Wednesday, May 23, 2012

Very very interesting.

This looks amazing.



I still mourn SGU, but I understand why the Syfy network wanted to replace expensive properties they didn't own with ones they do.

5 comments:

Wendy Wagner; said...

I hope it doesn't take them long to need some tie-in fiction!

Michael said...

As someone who made the choice to abandon video game development in order to make more time for writing, I am intrigued by this.

I got into creating video games as 'The Story Guy' but wound up a game play designer on an Unreal 2k3 mod that never saw the light of day. My old partners still try to rope me in from time to time, but I always beg off claiming that my writing consumes all my free time.

Needless to say, I admire the creators of this show for making both the story and the game happen.

Thank you, Lou for once again bringing 'the cool' to my attention.

Lou Anders said...

Wendy - yeah, I was thinking that that was the third, missing, component. And since they have set game and show in separate cities, there's no reason the novels couldn't occur in a third, the comics in a fourth, etc... I also like how it looks like Firefly meets Halo - combining two-loyalty engendering properties from two different mediums into one for both. Smart.
Michael - interesting arc. Why does it have to be either/or?

Michael said...

I don't suppose it does (have to be 'either/or') but my free time is pretty limited. The reason the game failed was due to a combination of over ambitious engineering under ambitious volunteers. We had a great design (humility aside) team, a great programming team, but we lacked modelers and animators. I started to learn to model and animate, but there is so much that goes into that kind of content creation. As our project took longer and longer, technology moved past us, and by the time the Unreal 3 engine came out, the team was pretty much dust.

I earn my living as an IT Manager. I regularly deploy new technologies and new software, but it takes many hours and many team members. These guys are getting paid full time salaries to do this work. Game modders do all their work for free.

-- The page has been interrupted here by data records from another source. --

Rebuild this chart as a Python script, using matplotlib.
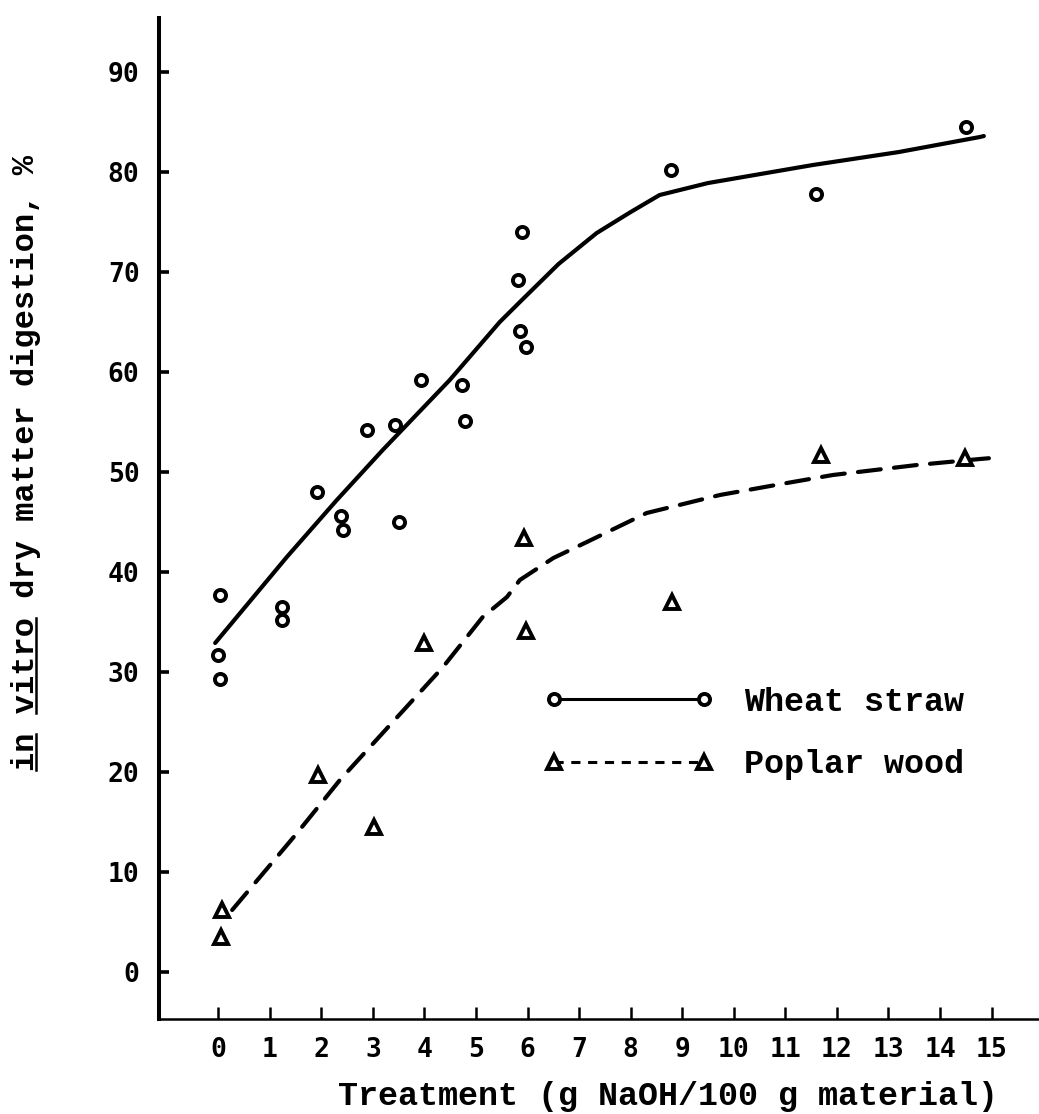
import matplotlib
matplotlib.use("Agg")
import matplotlib.pyplot as plt
from matplotlib.font_manager import FontProperties
from matplotlib.lines import Line2D

# measured points (g NaOH / 100 g material, % IVDMD)
wheat_x = [0.03, 0.0, 0.03, 1.23, 1.23, 1.91, 2.38, 2.42, 3.5, 2.88, 3.43, 3.93,
           4.73, 4.78, 5.89, 5.81, 5.85, 5.97, 8.78, 11.59, 14.5]
wheat_y = [37.7, 31.7, 29.3, 36.5, 35.2, 48.0, 45.6, 44.2, 45.0, 54.2, 54.7, 59.2,
           58.7, 55.1, 74.0, 69.2, 64.1, 62.5, 80.2, 77.8, 84.5]

poplar_x = [0.07, 0.05, 1.93, 3.02, 3.99, 5.93, 5.97, 8.8, 11.69, 14.48]
poplar_y = [6.2, 3.5, 19.7, 14.5, 32.9, 43.4, 34.1, 37.0, 51.7, 51.4]

# hand drawn response curves
wheat_fit_x = [-0.06, 1.33, 2.3, 3.19, 4.49, 5.46, 5.85, 6.6, 7.34, 8.0, 8.56,
               9.5, 11.53, 13.2, 14.77, 14.85]
wheat_fit_y = [32.9, 41.5, 47.2, 52.2, 59.2, 65.0, 67.0, 70.8, 73.9, 76.0, 77.7,
               78.9, 80.7, 82.0, 83.5, 83.6]

poplar_fit_x = [0.27, 0.81, 1.53, 2.36, 3.19, 4.36, 5.13, 5.6, 5.85, 6.5, 7.15,
                8.31, 9.73, 11.03, 11.92, 13.55, 14.77, 15.0]
poplar_fit_y = [6.2, 9.5, 13.9, 19.2, 23.9, 30.5, 35.5, 37.5, 39.2, 41.4, 43.0,
                45.9, 47.7, 48.9, 49.7, 50.7, 51.3, 51.4]

x_ticks = list(range(16))
y_ticks = list(range(0, 100, 10))

ylabel_text = 'in vitro dry matter digestion, %'
underlined = [(0, 2), (3, 8)]   # character spans of "in" and "vitro"

label_font = dict(family='Liberation Mono', size=24, weight='bold')
ylabel_font = dict(family='Liberation Mono', size=23, weight='bold')
tick_font = dict(family='DejaVu Sans Mono', size=19, weight='bold')

fig = plt.figure(figsize=(10.39, 11.14), dpi=100)
ax = fig.add_axes([0.153, 0.0853, 0.847, 0.8985])

ax.plot(wheat_fit_x, wheat_fit_y, color='black', lw=3.0, solid_capstyle='round',
        solid_joinstyle='round')
ax.plot(poplar_fit_x, poplar_fit_y, color='black', lw=3.0, dashes=(5.5, 3.2),
        dash_capstyle='round')
ax.plot(wheat_x, wheat_y, 'o', ms=8, mfc='white', mec='black', mew=2.8)
ax.plot(poplar_x, poplar_y, '^', ms=10, mfc='white', mec='black', mew=2.8)

ax.set_xlim(-1.15, 15.92)
ax.set_ylim(-4.7, 95.4)

ax.spines['top'].set_visible(False)
ax.spines['right'].set_visible(False)
ax.spines['left'].set_linewidth(2.9)
ax.spines['bottom'].set_linewidth(1.8)

ax.set_xticks(x_ticks)
ax.set_yticks(y_ticks)
ax.tick_params(axis='y', direction='in', length=7, width=2.6, pad=14)
ax.tick_params(axis='x', direction='in', length=9, width=1.8, pad=13)
for lab in ax.get_xticklabels() + ax.get_yticklabels():
    lab.set_fontproperties(FontProperties(**tick_font))

ax.set_xlabel('Treatment (g NaOH/100 g material)', **label_font)
ax.xaxis.set_label_coords(0.578, -0.062)
ylab = ax.set_ylabel(ylabel_text, **ylabel_font)
ax.yaxis.set_label_coords(-0.134, 0.555)

handles = [
    Line2D([], [], color='black', lw=2.2, marker='o', ms=8, mfc='white',
           mec='black', mew=2.8),
    Line2D([], [], color='black', lw=2.2, dashes=(3, 2.5), marker='^', ms=10,
           mfc='white', mec='black', mew=2.8),
]
ax.legend(handles, ['Wheat straw', 'Poplar wood'], loc='upper left',
          bbox_to_anchor=(0.437, 0.332), frameon=False, numpoints=2,
          handlelength=5.1, handletextpad=0.9, labelspacing=0.95,
          borderpad=0, borderaxespad=0, prop=FontProperties(**label_font))

# underline "in" and "vitro" in the rotated y label (monospaced font)
fig.canvas.draw()
bb = ylab.get_window_extent(fig.canvas.get_renderer())
step = bb.height / len(ylabel_text)
ux = bb.x1 - 5
W, H = fig.bbox.width, fig.bbox.height
for a, b in underlined:
    y0 = bb.y0 + a * step + 1
    y1 = bb.y0 + b * step - 1
    fig.add_artist(Line2D([ux / W, ux / W], [y0 / H, y1 / H], color='black',
                          lw=1.8, transform=fig.transFigure))

fig.savefig('out.png', dpi=100, facecolor='white')
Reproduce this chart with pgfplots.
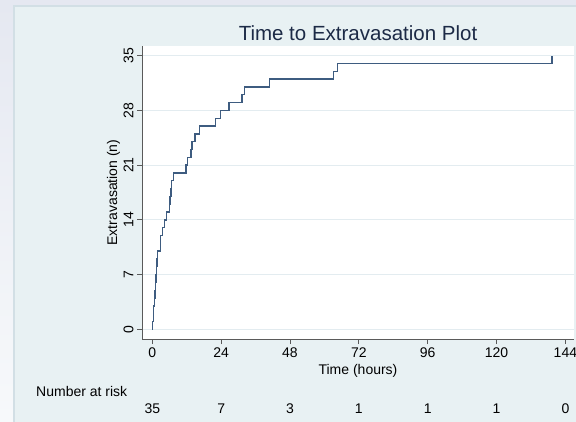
\documentclass[border=0pt]{standalone}
\usepackage{fontspec}
\setmainfont{Liberation Sans}
\usepackage{pgfplots}
\pgfplotsset{compat=1.18}
\definecolor{outertop}{HTML}{E5E8F1}
\definecolor{outerbot}{HTML}{F7F9FB}
\definecolor{graphbg}{HTML}{E8F1F3}
\definecolor{boxline}{HTML}{D2DFE5}
\definecolor{gridc}{HTML}{E3ECF0}
\definecolor{linec}{RGB}{62,92,128}
\definecolor{axisc}{HTML}{5A5A5A}
\definecolor{titlec}{HTML}{1C2A46}
\begin{document}
\begin{tikzpicture}[x=1pt,y=1pt]
\useasboundingbox (0,0) rectangle (576,421);
\shade[top color=outertop,bottom color=outerbot] (0,0) rectangle (576,421);
\fill[graphbg] (14,-10) rectangle (600,415);
\draw[boxline,line width=1.5pt] (14,-10) -- (14,415) -- (600,415);
\begin{axis}[
  at={(142pt,82pt)}, anchor=south west,
  scale only axis, width=432pt, height=293pt,
  xmin=-3.59, xmax=147, ymin=-1.24, ymax=36.24,
  axis background/.style={fill=white},
  axis x line*=bottom, axis y line*=left,
  axis line style={axisc, line width=0.8pt, -},
  xtick={0,24,48,72,96,120,144},
  ytick={0,7,14,21,28,35},
  tick align=outside, major tick length=5pt,
  tick style={axisc, line width=0.8pt},
  ymajorgrids, grid style={gridc, line width=0.8pt},
  ticklabel style={font=\fontsize{14}{16}\selectfont},
  /pgf/number format/assume math mode=true,
  yticklabel style={rotate=90, anchor=south},
  xlabel={Time (hours)},
  xlabel style={at={(axis description cs:0.5,0)}, anchor=base, yshift=-35pt, font=\fontsize{14}{16}\selectfont},
  ylabel={Extravasation (n)},
  ylabel style={at={(axis description cs:0,0.5)}, anchor=base, yshift=25pt, font=\fontsize{14}{16}\selectfont},
  clip=false,
]
\addplot[const plot, linec, line width=1.4pt] coordinates {
(0,0) (0.15,1) (0.35,2) (0.5,3) (0.7,4) (0.9,5) (1.1,6) (1.3,7) (1.5,8) (1.7,9) (1.9,10)
(2.9,12) (3.6,13) (4.2,14) (4.9,15) (6.0,16) (6.2,17) (6.5,18) (6.7,19) (7.4,20)
(11.7,21) (12.2,22) (13.5,23) (13.9,24) (14.9,25) (16.5,26) (22.0,27) (23.7,28)
(26.7,29) (31.2,30) (32.1,31) (40.8,32) (63.1,33) (64.5,34) (139.3,35) (139.3,35)
};
\node[anchor=base, font=\fontsize{14}{16}\selectfont] at ([yshift=-74pt]axis cs:0,-1.24) {35};
\node[anchor=base, font=\fontsize{14}{16}\selectfont] at ([yshift=-74pt]axis cs:24,-1.24) {7};
\node[anchor=base, font=\fontsize{14}{16}\selectfont] at ([yshift=-74pt]axis cs:48,-1.24) {3};
\node[anchor=base, font=\fontsize{14}{16}\selectfont] at ([yshift=-74pt]axis cs:72,-1.24) {1};
\node[anchor=base, font=\fontsize{14}{16}\selectfont] at ([yshift=-74pt]axis cs:96,-1.24) {1};
\node[anchor=base, font=\fontsize{14}{16}\selectfont] at ([yshift=-74pt]axis cs:120,-1.24) {1};
\node[anchor=base, font=\fontsize{14}{16}\selectfont] at ([yshift=-74pt]axis cs:144,-1.24) {0};
\end{axis}
\node[anchor=base west, font=\fontsize{14}{16}\selectfont, inner sep=0pt] at (36,25) {Number at risk};
\node[anchor=base, font=\fontsize{20.5}{24}\selectfont, text=titlec] at (358,380) {Time to Extravasation Plot};
\end{tikzpicture}
\end{document}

What I like about writing is that, aside for the need of alpha and beta readers, I can do it all on my own without having to recruit team members to help me do the things I don't know how to do, or don't have the time to do.

Seeing it here on paper (electronic paper anyway) makes the whole thing sound like a big whiny excuse, but there you have it.

Lou Anders said...

No, that's for the detail. Appreciated. Excuse my quick reply. Trying to get a contract out in the last 15 minutes of my day.